Quando o governador do Maranhão, Flávio Dino, anunciou, no último dia 17, sua saída do PCdoB após 15 anos no partido, o deputado Orlando Silva (PCdoB-SP) enviou nos grupos de WhatsApp da militância um áudio emocionado e melancólico.
– Recebi uma notícia que me deixou muito triste: Flávio Dino deixou o PCdoB. Infelizmente mudou o rumo. (…). Mas nós comunistas estamos voltando para a moda. Teve aquela crise lá na União Soviética, mas a China já é o país mais importante do mundo hoje. Do jeito deles, no rumo do socialismo – apontou.
Segundo dirigentes da legenda, Dino, único governador comunista da história do país, surpreendeu a todos ao não cumprir o combinado de esperar a votação no plenário da Câmara dos Deputados um projeto do Senado, de autoria de Renan Calheiros (MDB-AL), que permite a dois ou mais partidos se reunirem em uma federação para que ela atue como se fosse uma única sigla nas eleições.
O mecanismo é visto como a tábua de salvação da legenda.
Se for aprovado, o projeto prevê que depois da eleição esse “casamento” tem de durar pelo menos uma legislatura de quatro anos. Ou seja: os federados serão obrigados a atuar como uma bancada no Congresso, embora possam manter símbolos e programas. Nesse cenário, o PCdoB vislumbra formar uma coalizão com PSB, PSOL, Solidariedade e PDT, ou mesmo se unir a apenas um deles para seguir em frente, mantendo a foice e o martelo na ponta da bandeira vermelha.
– O partido é como um trem, tem um destino e vai em uma direção. Mas tem estações no caminho nas quais pessoas entram e saem. O importante é seguir no rumo definido – concluiu Silva.
Autoproclamado o partido mais antigo do Brasil, o PCdoB planeja comemorar o centenário em março de 2022 sem saber qual será o destino e dividido sobre o que fazer, caso não vingue o projeto no Congresso. Líderes de bancadas e parlamentares acham que o texto das federações tem poucas chances de aprovação em um cenário dominado pelo Centrão.
Ameaça
Se isso acontecer, o PCdoB, que sobreviveu ao governo militar, atuou na clandestinidade e organizou a Guerrilha do Araguaia, vai ficar ameaçado de extinção da vida partidária institucional. O motivo é a cláusula de barreira, um mecanismo criado em 2017 que funciona como uma espécie de filtro.

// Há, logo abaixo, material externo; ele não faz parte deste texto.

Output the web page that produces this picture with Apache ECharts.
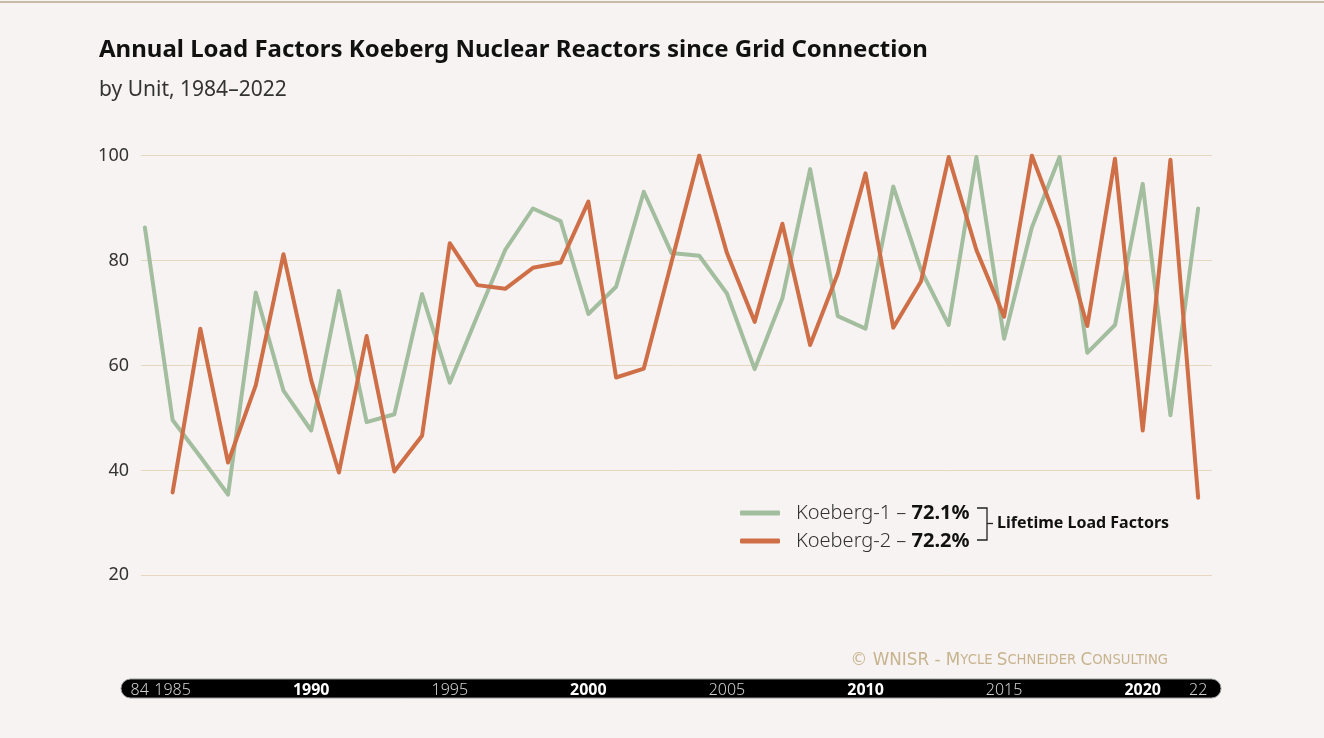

Para que as legendas não sejam barradas na Câmara, precisam ter uma votação mínima nas eleições gerais.
Quem passa pela cláusula obtém recursos públicos, tempo de TV e estrutura na Câmara. Na disputa de 2018, a exigência foi para que candidatos à Câmara dos Deputados somassem ao menos 1,5% dos votos válidos em nove Estados, com 1% dos votos em cada um deles. Em 2022, esse piso pulará para 2% (ou eleger 11 deputados) – o piso aumenta de forma progressiva até chegar a 3% na eleição de 2030.
Oficialmente, o PCdoB informou que esse assunto ainda não está em pauta no Comitê Central, mas nos bastidores os “cabeças brancas” – ou seja, a ala jovem da legenda – pregam uma fusão partidária, sendo o PSB o partido mais citado. Nesse caso, porém, seria necessário mudar o nome, o programa e a bandeira, que perderia a foice e o martelo.
O marxismo-leninismo que norteia a ação do partido certamente teria de ser suavizado ou mesmo excluído do estatuto.
– Se não for aprovada [a federação], vamos fazer um esforço em um processo de unificação que assegure a identidade. O PCdoB não abre mão de manter sua identidade política e ideológica. Se isso também não der certo, estamos discutindo outras alternativas – disse o advogado e ex-deputado Constituinte Aldo Arantes, de 82 anos , que está no Comitê Central desde 1972.
A neta de Luís Carlos Prestes, a cientista política Ana Prestes, de 43, concorda.
– Vamos manter independência programática e nossa identidade, sem mudar símbolo e nome. Essa ideia de mudar não teve adesão no partido – destacou.